How to Sell Your Company: A Step-by-Step Guide

Selling your company is one of the biggest financial and personal decisions a business owner can make. Whether you’re ready to retire, pursue a new venture, or cash in on years of hard work, preparing properly can significantly increase the value and success of the sale.

This guide walks you through the key steps to selling your company smoothly and profitably.


1. Know Why You’re Selling

Before you put your company on the market, be clear about your reasons:

  • Retirement or lifestyle change

  • New business opportunity

  • Market timing

  • Burnout

  • Financial goals

Understanding your motivation helps guide negotiations and ensures you choose the right buyer—not just the highest offer.


2. Get Your Financials in Order

Buyers want transparency and proof of profitability.

Prepare at least 2–3 years of financial records, including:

  • Profit and loss statements

  • Balance sheets

  • Tax returns

  • Cash flow statements

Clean, well-documented finances increase buyer confidence and business valuation.


3. Determine Your Company’s Value

Valuing a business isn’t guesswork. Common valuation methods include:

  • Earnings multiple (e.g., 2–5× annual profit)

  • Asset-based valuation

  • Market comparison (similar businesses sold recently)

You may want to hire a business broker or valuation expert to get an accurate price.


4. Make Your Business Attractive to Buyers

Before selling, strengthen areas that buyers care about:

  • Consistent revenue

  • Long-term clients or contracts

  • Strong brand and reputation

  • Systems and processes (not owner-dependent)

  • Trained staff in place

The less the business relies on you personally, the more valuable it becomes.


5. Decide How to Sell

You have several selling options:

  • Business broker – finds buyers and handles negotiations

  • Direct sale – sell to an employee, competitor, or investor

  • Online marketplaces – list your business for sale

  • Private buyers – strategic acquisitions

Each option has different fees, timelines, and levels of control.

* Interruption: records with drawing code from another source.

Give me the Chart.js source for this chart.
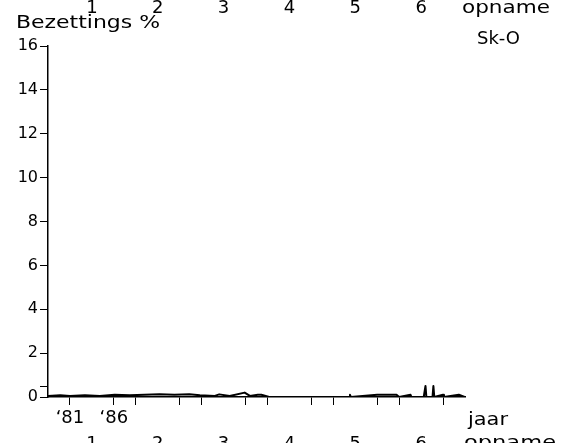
<!DOCTYPE html>
<html>
<head>
<meta charset="utf-8">
<script src="https://cdn.jsdelivr.net/npm/chart.js@4/dist/chart.umd.min.js"></script>
<style>
  html, body { margin: 0; padding: 0; background: #fff; }
</style>
</head>
<body>
<canvas id="chart" width="561" height="443"></canvas>
<script>
// positions along the time axis (years)
var obsYears  = [1978.5, 1979.9, 1981.0, 1982.7, 1984.4, 1986.1, 1987.8, 1989.5, 1991.2, 1992.9,
                 1994.6, 1995.8, 1997.5, 1998.0, 1999.2, 2000.9, 2001.5, 2002.4, 2002.8, 2003.7,
                 2012.8, 2012.9, 2013.0, 2016.0, 2017.8, 2018.2, 2018.5, 2019.8, 2019.9, 2021.3,
                 2021.5, 2021.6, 2022.3, 2022.4, 2022.5, 2023.5, 2023.6, 2025.3, 2026.0];
var obsValues = [0.05, 0.08, 0.05, 0.08, 0.05, 0.1, 0.08, 0.1, 0.12, 0.1,
                 0.12, 0.08, 0.05, 0.12, 0.05, 0.2, 0.05, 0.1, 0.1, 0,
                 0, 0.1, 0, 0.1, 0.1, 0.1, 0, 0.1, 0, 0,
                 0.5, 0, 0, 0.5, 0, 0.1, 0, 0.1, 0];

var tickYears   = [1981, 1986, 1988.5, 1993.5, 1996, 2001, 2003.5, 2008.5, 2011, 2016, 2018.5, 2023.5];
var labelYears  = [1981, 1986];
var labelTexts  = ['\u201881', '\u201886'];
var opnameYears = [1983.5, 1991, 1998.5, 2006, 2013.5, 2021];
var opnameLabels = ['1', '2', '3', '4', '5', '6'];
var yTickValues = [0, 0.5, 2, 4, 6, 8, 10, 12, 14, 16];

function fitText(ctx, text, x, y, w) {
    var m = ctx.measureText(text).width;
    ctx.save();
    ctx.translate(x, y);
    ctx.scale(w / m, 1);
    ctx.fillText(text, 0, 0);
    ctx.restore();
}

var extraText = {
    id: 'extraText',
    afterDraw: function(chart) {
        var ctx = chart.ctx;
        var xs = chart.scales.x;
        ctx.save();
        ctx.fillStyle = '#000';
        ctx.font = '18px "DejaVu Sans"';
        ctx.textBaseline = 'alphabetic';
        ctx.textAlign = 'center';
        for (var i = 0; i < opnameYears.length; i++) {
            var px = xs.getPixelForValue(opnameYears[i]);
            ctx.fillText(opnameLabels[i], px, 13);
            ctx.fillText(opnameLabels[i], px, 449);
        }
        ctx.textAlign = 'left';
        fitText(ctx, 'opname', 462, 13, 88);
        fitText(ctx, 'opname', 464, 448, 92);
        fitText(ctx, 'jaar', 468, 425, 40);
        fitText(ctx, 'Bezettings %', 16, 28, 144);
        fitText(ctx, 'Sk-O', 477, 44, 43);
        ctx.restore();
    }
};

var ctx = document.getElementById('chart').getContext('2d');
var chart = new Chart(ctx, {
    type: 'line',
    data: {
        datasets: [{
            label: 'Sk-O',
            data: obsYears.map(function(x, i) { return { x: x, y: obsValues[i] }; }),
            borderColor: '#000',
            borderWidth: 2,
            borderJoinStyle: 'round',
            borderCapStyle: 'round',
            pointRadius: 0,
            tension: 0,
            fill: false
        }]
    },
    options: {
        responsive: false,
        animation: false,
        devicePixelRatio: 1,
        layout: {
            padding: { top: 46, right: 96, left: 0, bottom: 0 }
        },
        plugins: {
            legend: { display: false },
            tooltip: { enabled: false }
        },
        scales: {
            x: {
                type: 'linear',
                min: 1978.5,
                max: 2026,
                afterBuildTicks: function(s) {
                    s.ticks = tickYears.map(function(v) { return { value: v }; });
                },
                afterFit: function(s) { s.height = 46; },
                ticks: {
                    autoSkip: false,
                    maxRotation: 0,
                    padding: 3,
                    color: '#000',
                    font: { family: 'DejaVu Sans', size: 18 },
                    callback: function(v) {
                        var k = labelYears.indexOf(v);
                        return k >= 0 ? labelTexts[k] : '';
                    }
                },
                grid: {
                    drawOnChartArea: false,
                    drawTicks: true,
                    tickLength: 8,
                    color: '#000',
                    lineWidth: 1
                },
                border: { display: true, color: '#000', width: 1.5 }
            },
            y: {
                min: 0,
                max: 16,
                afterBuildTicks: function(s) {
                    s.ticks = yTickValues.map(function(v) { return { value: v }; });
                },
                afterFit: function(s) { s.width = 48; },
                ticks: {
                    padding: 2,
                    color: '#000',
                    font: { family: 'DejaVu Sans', size: 16 },
                    callback: function(v) { return v % 2 === 0 ? v : ''; }
                },
                grid: {
                    drawOnChartArea: false,
                    drawTicks: true,
                    tickLength: 8,
                    color: '#000',
                    lineWidth: 1
                },
                border: { display: true, color: '#000', width: 1.5 }
            }
        }
    },
    plugins: [extraText]
});
</script>
</body>
</html>
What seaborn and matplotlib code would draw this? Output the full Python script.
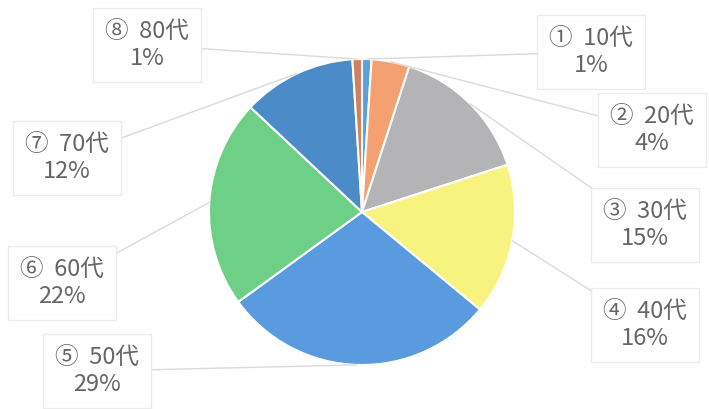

6. Market Your Business Confidentially

Most sellers don’t want employees or customers to know right away.

A professional listing should highlight:

  • Industry and location (without naming the business)

  • Revenue and profit

  • Growth potential

  • Reason for sale (brief and neutral)

Serious buyers should sign a non-disclosure agreement (NDA) before receiving details.


7. Negotiate the Deal

Negotiations often involve more than price, including:

  • Payment terms (lump sum vs installments)

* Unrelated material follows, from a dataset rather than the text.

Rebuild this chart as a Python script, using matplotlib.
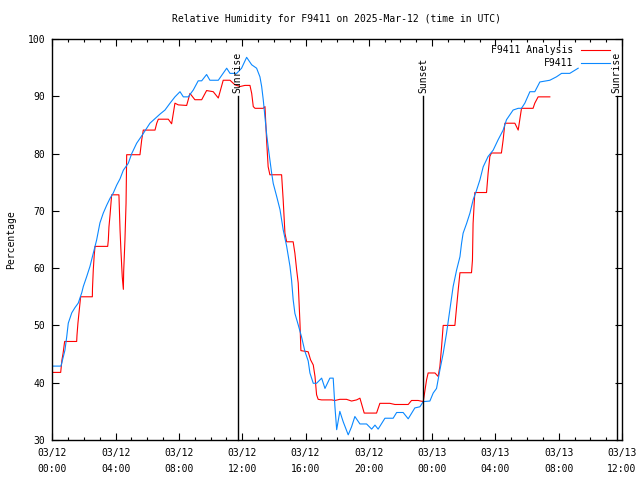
import matplotlib
matplotlib.use("Agg")
import matplotlib.pyplot as plt
from matplotlib.ticker import MultipleLocator

# ---- data (hours since 2025-03-12 00:00 UTC, relative humidity %) ----
obs_hours = [0.0, 0.55, 0.80, 0.91, 1.01, 1.23, 1.43, 1.64, 1.86, 1.96, 2.17, 2.38, 2.59, 2.80,
             3.01, 3.22, 3.44, 3.65, 3.85, 4.07, 4.28, 4.49, 4.80, 5.02, 5.33, 5.75, 6.17, 6.81,
             7.12, 7.44, 7.75, 8.07, 8.28, 8.59, 8.91, 9.22, 9.44, 9.75, 9.96, 10.49, 11.02,
             11.23, 11.65, 11.96, 12.28, 12.60, 12.91, 13.12, 13.23, 13.33, 13.44, 13.54, 13.64,
             13.75, 13.86, 13.96, 14.18, 14.39, 14.59, 14.81, 15.02, 15.12, 15.22, 15.33, 15.54,
             15.75, 15.96, 16.17, 16.28, 16.49, 16.70, 17.02, 17.23, 17.54, 17.75, 17.86, 17.97,
             18.17, 18.38, 18.70, 18.91, 19.12, 19.44, 19.86, 20.18, 20.39, 20.59, 21.02, 21.54,
             21.76, 22.17, 22.49, 22.91, 23.23, 23.44, 23.86, 24.07, 24.28, 24.38, 24.49, 24.70,
             24.91, 25.12, 25.33, 25.55, 25.76, 25.86, 25.96, 26.18, 26.39, 26.60, 26.81, 27.02,
             27.23, 27.54, 27.86, 28.17, 28.49, 28.70, 29.12, 29.44, 29.65, 29.86, 30.18, 30.49,
             30.81, 31.44, 31.86, 32.18, 32.70, 33.23]
obs_rh = [42.9, 42.9, 45.7, 48.0, 50.4, 52.2, 53.1, 53.9, 55.7, 56.8, 58.5, 60.3, 62.6, 64.9,
          67.9, 69.6, 71.0, 72.2, 73.1, 74.5, 75.6, 77.1, 78.3, 80.0, 81.8, 83.5, 85.3, 86.9,
          87.6, 88.8, 89.9, 90.8, 89.9, 89.9, 91.1, 92.7, 92.7, 93.8, 92.8, 92.8, 94.9,
          94.0, 94.0, 94.9, 96.8, 95.5, 94.9, 93.4, 91.7, 89.4, 86.4, 83.5, 81.2,
          78.9, 76.6, 74.8, 72.5, 70.2, 66.7, 63.8, 60.3, 57.9, 54.5, 52.1, 50.1,
          48.0, 45.5, 43.8, 41.7, 39.9, 39.9, 40.8, 39.0, 40.8, 40.8, 35.8, 31.8,
          35.0, 33.2, 30.9, 32.3, 34.1, 32.8, 32.8, 31.9, 32.6, 31.9, 33.8, 33.8,
          34.8, 34.8, 33.7, 35.6, 35.8, 36.7, 36.8, 38.2, 39.0, 40.5, 42.2, 45.1,
          48.6, 52.7, 56.8, 59.7, 62.0, 64.3, 66.1, 67.8, 69.6, 72.0, 73.6, 75.4,
          77.7, 79.5, 80.6, 82.4, 84.1, 85.9, 87.6, 87.9, 87.9, 88.8, 90.8, 90.8,
          92.5, 92.8, 93.4, 94.0, 94.0, 94.9]

ana_hours = [0.0, 0.53, 0.61, 0.68, 0.78, 1.54, 1.56, 1.62, 1.69, 1.79, 2.53, 2.54, 2.59, 2.65,
             2.70, 3.50, 3.54, 3.58, 3.65, 3.75, 4.21, 4.28, 4.34, 4.42, 4.49, 4.51, 4.59, 4.66,
             4.70, 5.54, 5.65, 5.75, 6.49, 6.60, 6.70, 7.33, 7.54, 7.75, 7.96, 8.49, 8.70, 9.01,
             9.44, 9.75, 10.17, 10.49, 10.80, 11.23, 11.54, 11.86, 12.17, 12.49, 12.60, 12.70,
             12.81, 13.33, 13.44, 13.50, 13.54, 13.64, 13.75, 14.49, 14.59, 14.70, 14.81, 15.22,
             15.33, 15.44, 15.54, 15.65, 15.71, 16.17, 16.32, 16.49, 16.60, 16.70, 16.80, 17.02,
             17.65, 17.86, 18.17, 18.59, 18.91, 19.23, 19.44, 19.71, 20.49, 20.70, 21.33, 21.65,
             22.49, 22.70, 23.12, 23.44, 23.54, 23.65, 23.75, 24.18, 24.38, 24.49, 24.60, 24.70,
             25.44, 25.55, 25.65, 25.76, 26.49, 26.55, 26.59, 26.66, 26.70, 27.44, 27.54, 27.65,
             27.75, 28.38, 28.49, 28.60, 29.23, 29.44, 29.54, 29.65, 30.38, 30.49, 30.70, 31.44]
ana_rh = [41.8, 41.8, 44.0, 45.1, 47.2, 47.2, 48.3, 50.4, 52.3, 55.0, 55.0, 56.5, 59.7, 62.3,
          63.8, 63.8, 64.9, 67.2, 69.3, 72.8, 72.8, 66.7, 62.9, 58.5, 56.3, 59.4, 64.9, 71.3,
          79.8, 79.8, 82.4, 84.1, 84.1, 85.3, 86.0, 86.0, 85.2, 88.8, 88.5, 88.4, 90.5, 89.4,
          89.4, 91.0, 90.8, 89.7, 92.8, 92.8, 92.0, 91.7, 91.9, 91.9, 90.5, 88.2,
          87.9, 87.9, 88.2, 84.7, 82.4, 77.7, 76.3, 76.3, 71.9, 66.1, 64.6, 64.6,
          62.6, 59.7, 57.4, 50.4, 45.6, 45.4, 44.0, 43.1, 41.1, 37.9, 37.1, 37.0,
          37.0, 36.9, 37.1, 37.1, 36.8, 37.0, 37.3, 34.7, 34.7, 36.4, 36.4, 36.2,
          36.2, 36.9, 36.9, 36.7, 38.5, 40.5, 41.7, 41.7, 41.1, 42.8, 46.3, 50.0,
          50.0, 53.3, 56.2, 59.2, 59.2, 61.4, 67.8, 71.3, 73.2, 73.2, 76.6, 79.5,
          80.1, 80.1, 82.4, 85.3, 85.3, 84.1, 85.9, 87.9, 87.9, 88.8, 89.9, 89.9]

sun_events = ["Sunrise", "Sunset", "Sunrise"]
sun_hours = [11.71, 23.44, 35.66]

tick_hours = [0, 4, 8, 12, 16, 20, 24, 28, 32, 36]
tick_labels = ["03/12\n00:00", "03/12\n04:00", "03/12\n08:00", "03/12\n12:00", "03/12\n16:00",
               "03/12\n20:00", "03/13\n00:00", "03/13\n04:00", "03/13\n08:00", "03/13\n12:00"]

FONT = "DejaVu Sans Mono"
FS = 7

fig = plt.figure(figsize=(6.4, 4.8), dpi=100)
ax = fig.add_axes([52.3 / 640, 1 - 440 / 480, (622 - 52.3) / 640, (440 - 39) / 480])

ax.plot(ana_hours, ana_rh, color="#ff0000", lw=0.8, label="F9411 Analysis")
ax.plot(obs_hours, obs_rh, color="#0a88ff", lw=0.8, label="F9411")

for name, h in zip(sun_events, sun_hours):
    ax.plot([h, h], [30, 90], color="black", lw=1.0, clip_on=False)
    ax.text(h, 90.6, name, rotation=90, ha="center", va="bottom",
            fontsize=FS, family=FONT)

ax.set_xlim(0, 36)
ax.set_ylim(30, 100)
ax.set_xticks(tick_hours)
ax.set_xticklabels(tick_labels, family=FONT, fontsize=FS, linespacing=1.65)
ax.xaxis.set_minor_locator(MultipleLocator(1))
ax.set_yticks(range(30, 101, 10))
ax.set_yticklabels([str(v) for v in range(30, 101, 10)], family=FONT, fontsize=FS)
ax.tick_params(which="major", direction="in", length=5, width=0.8, top=True, right=True, pad=5)
ax.tick_params(which="minor", direction="in", length=2.5, width=0.8, top=True, right=False)
ax.tick_params(axis="x", which="major", pad=6)
for s in ax.spines.values():
    s.set_linewidth(1.0)

leg = ax.legend(loc="upper right", frameon=False, prop={"family": FONT, "size": FS},
                handlelength=3.0, handletextpad=0.75, markerfirst=False,
                borderaxespad=0.0, borderpad=0.0, labelspacing=0.28,
                bbox_to_anchor=((610 - 52.3) / 569.7, 1 - (45.5 - 39) / 401))
for t in leg.get_texts():
    t.set_ha("right")

fig.text(337 / 640, 1 - 19 / 480, "Relative Humidity for F9411 on 2025-Mar-12 (time in UTC)",
         ha="center", va="center", family=FONT, fontsize=FS)
fig.text(11 / 640, 1 - 240 / 480, "Percentage", rotation=90, ha="center", va="center",
         family=FONT, fontsize=FS)

fig.savefig("out.png", dpi=100)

  • Transition period or training

  • Assets included in the sale

  • Non-compete agreements

Stay flexible but protect your bottom line.


8. Complete Due Diligence and Legal Steps

Once an offer is accepted, the buyer will verify everything.

This stage includes:

  • Financial verification

  • Legal contracts

  • Transfer of licenses and assets

Always work with a lawyer and accountant to finalize the sale properly.


9. Plan the Transition

A smooth handover protects your reputation and ensures business continuity.

You may need to:

  • Train the new owner

  • Introduce key clients

  • Stay on temporarily as a consultant

A strong transition builds trust and prevents post-sale issues.


Final Thoughts

Selling your company isn’t just about walking away—it’s about maximizing value, protecting your legacy, and setting yourself up for your next chapter. With proper preparation and professional support, selling your business can be both rewarding and stress-free.